• _EXERCISE DESCRIPTION_
Restate each line of the listing exactly, without carrying over any pictures.

• _COLLECTED MATERIAL_
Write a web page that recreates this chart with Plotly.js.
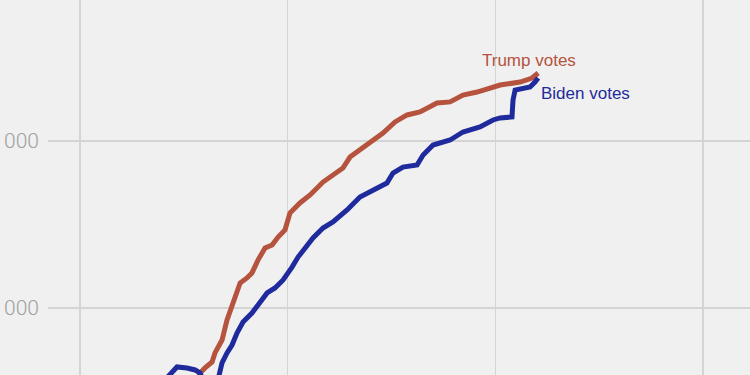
<!DOCTYPE html>
<html>
<head>
<meta charset="utf-8">
<script src="https://cdn.plot.ly/plotly-3.0.1.min.js"></script>
<style>html,body{margin:0;padding:0;background:#f0f0f0;}#chart{width:750px;height:375px;}</style>
</head>
<body>
<div id="chart"></div>
<script>
// Reporting progress (x) and cumulative votes in thousands (y)
const trumpX = [1.554,1.568,1.578,1.602,1.636,1.650,1.684,1.708,1.732,1.756,1.771,1.804,1.828,1.857,1.891,1.925,1.954,1.987,2.011,2.059,2.108,2.170,2.218,2.266,2.300,2.348,2.397,2.459,2.517,2.575,2.637,2.719,2.782,2.844,2.912,2.974,3.023,3.119,3.177,3.206];
const trumpY = [509,587,611,641,677,731,808,928,1006,1090,1150,1180,1210,1287,1359,1377,1425,1467,1569,1629,1677,1754,1796,1838,1904,1946,1994,2048,2114,2156,2174,2228,2234,2275,2293,2317,2335,2353,2377,2407];

const bidenX = [1.409,1.443,1.467,1.515,1.554,1.578,1.592,1.616,1.650,1.669,1.684,1.708,1.732,1.756,1.785,1.828,1.867,1.901,1.939,1.978,2.021,2.050,2.122,2.170,2.218,2.286,2.348,2.430,2.478,2.507,2.555,2.623,2.652,2.700,2.782,2.844,2.926,2.989,3.023,3.080,3.085,3.095,3.167,3.191,3.206];
const bidenY = [569,617,647,641,629,611,569,497,497,581,671,731,778,850,916,970,1036,1090,1120,1168,1245,1305,1419,1479,1515,1587,1665,1719,1748,1808,1844,1856,1916,1976,2006,2054,2084,2126,2138,2144,2245,2305,2323,2353,2377];

const xTicks = [1, 2, 3, 4];
const yTicks = [1000, 2000];
const yTickText = ["000", "000"];
const labels = [
  {text: "Trump votes", x: 2.927, y: 2485},
  {text: "Biden votes", x: 3.211, y: 2287}
];
const trumpColor = "#b5533e";
const bidenColor = "#1f2b9c";

const traces = [
  {x: trumpX, y: trumpY, type: "scatter", mode: "lines", name: "Trump votes",
   line: {color: trumpColor, width: 5, shape: "linear"}, hoverinfo: "skip"},
  {x: bidenX, y: bidenY, type: "scatter", mode: "lines", name: "Biden votes",
   line: {color: bidenColor, width: 5, shape: "linear"}, hoverinfo: "skip"}
];

const layout = {
  width: 750, height: 375,
  margin: {l: 48, r: 0, t: 0, b: 0, pad: 0},
  paper_bgcolor: "#f0f0f0",
  plot_bgcolor: "#f0f0f0",
  showlegend: false,
  xaxis: {range: [0.846, 4.226], tickvals: xTicks, showticklabels: false,
          showgrid: true, gridcolor: "#d4d4d4", gridwidth: 1.5, zeroline: false,
          showline: false, ticks: "", fixedrange: true},
  yaxis: {range: [598.8, 2844.3], tickvals: yTicks, ticktext: yTickText,
          showgrid: true, gridcolor: "#d4d4d4", gridwidth: 1.5, zeroline: false,
          showline: false, ticks: "", ticklabelstandoff: 8,
          tickfont: {family: "Roboto, sans-serif", size: 21, color: "#a0a0a0", weight: 300},
          fixedrange: true},
  annotations: [
    {x: labels[0].x, y: labels[0].y, text: labels[0].text, showarrow: false,
     xanchor: "left", yanchor: "middle",
     font: {family: "Liberation Sans, Arial, sans-serif", size: 17, color: trumpColor}},
    {x: labels[1].x, y: labels[1].y, text: labels[1].text, showarrow: false,
     xanchor: "left", yanchor: "middle",
     font: {family: "Liberation Sans, Arial, sans-serif", size: 17, color: bidenColor}}
  ]
};

Plotly.newPlot("chart", traces, layout, {displayModeBar: false, staticPlot: true});
</script>
</body>
</html>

• _TASK RESULT_
Write a web page that recreates this chart with Plotly.js.
<!DOCTYPE html>
<html>
<head>
<meta charset="utf-8">
<script src="https://cdn.plot.ly/plotly-3.0.1.min.js"></script>
<style>html,body{margin:0;padding:0;background:#f0f0f0;}#chart{width:750px;height:375px;}</style>
</head>
<body>
<div id="chart"></div>
<script>
// Reporting progress (x) and cumulative votes in thousands (y)
const trumpX = [1.554,1.568,1.578,1.602,1.636,1.650,1.684,1.708,1.732,1.756,1.771,1.804,1.828,1.857,1.891,1.925,1.954,1.987,2.011,2.059,2.108,2.170,2.218,2.266,2.300,2.348,2.397,2.459,2.517,2.575,2.637,2.719,2.782,2.844,2.912,2.974,3.023,3.119,3.177,3.206];
const trumpY = [509,587,611,641,677,731,808,928,1006,1090,1150,1180,1210,1287,1359,1377,1425,1467,1569,1629,1677,1754,1796,1838,1904,1946,1994,2048,2114,2156,2174,2228,2234,2275,2293,2317,2335,2353,2377,2407];

const bidenX = [1.409,1.443,1.467,1.515,1.554,1.578,1.592,1.616,1.650,1.669,1.684,1.708,1.732,1.756,1.785,1.828,1.867,1.901,1.939,1.978,2.021,2.050,2.122,2.170,2.218,2.286,2.348,2.430,2.478,2.507,2.555,2.623,2.652,2.700,2.782,2.844,2.926,2.989,3.023,3.080,3.085,3.095,3.167,3.191,3.206];
const bidenY = [569,617,647,641,629,611,569,497,497,581,671,731,778,850,916,970,1036,1090,1120,1168,1245,1305,1419,1479,1515,1587,1665,1719,1748,1808,1844,1856,1916,1976,2006,2054,2084,2126,2138,2144,2245,2305,2323,2353,2377];

const xTicks = [1, 2, 3, 4];
const yTicks = [1000, 2000];
const yTickText = ["000", "000"];
const labels = [
  {text: "Trump votes", x: 2.927, y: 2485},
  {text: "Biden votes", x: 3.211, y: 2287}
];
const trumpColor = "#b5533e";
const bidenColor = "#1f2b9c";

const traces = [
  {x: trumpX, y: trumpY, type: "scatter", mode: "lines", name: "Trump votes",
   line: {color: trumpColor, width: 5, shape: "linear"}, hoverinfo: "skip"},
  {x: bidenX, y: bidenY, type: "scatter", mode: "lines", name: "Biden votes",
   line: {color: bidenColor, width: 5, shape: "linear"}, hoverinfo: "skip"}
];

const layout = {
  width: 750, height: 375,
  margin: {l: 48, r: 0, t: 0, b: 0, pad: 0},
  paper_bgcolor: "#f0f0f0",
  plot_bgcolor: "#f0f0f0",
  showlegend: false,
  xaxis: {range: [0.846, 4.226], tickvals: xTicks, showticklabels: false,
          showgrid: true, gridcolor: "#d4d4d4", gridwidth: 1.5, zeroline: false,
          showline: false, ticks: "", fixedrange: true},
  yaxis: {range: [598.8, 2844.3], tickvals: yTicks, ticktext: yTickText,
          showgrid: true, gridcolor: "#d4d4d4", gridwidth: 1.5, zeroline: false,
          showline: false, ticks: "", ticklabelstandoff: 8,
          tickfont: {family: "Roboto, sans-serif", size: 21, color: "#a0a0a0", weight: 300},
          fixedrange: true},
  annotations: [
    {x: labels[0].x, y: labels[0].y, text: labels[0].text, showarrow: false,
     xanchor: "left", yanchor: "middle",
     font: {family: "Liberation Sans, Arial, sans-serif", size: 17, color: trumpColor}},
    {x: labels[1].x, y: labels[1].y, text: labels[1].text, showarrow: false,
     xanchor: "left", yanchor: "middle",
     font: {family: "Liberation Sans, Arial, sans-serif", size: 17, color: bidenColor}}
  ]
};

Plotly.newPlot("chart", traces, layout, {displayModeBar: false, staticPlot: true});
</script>
</body>
</html>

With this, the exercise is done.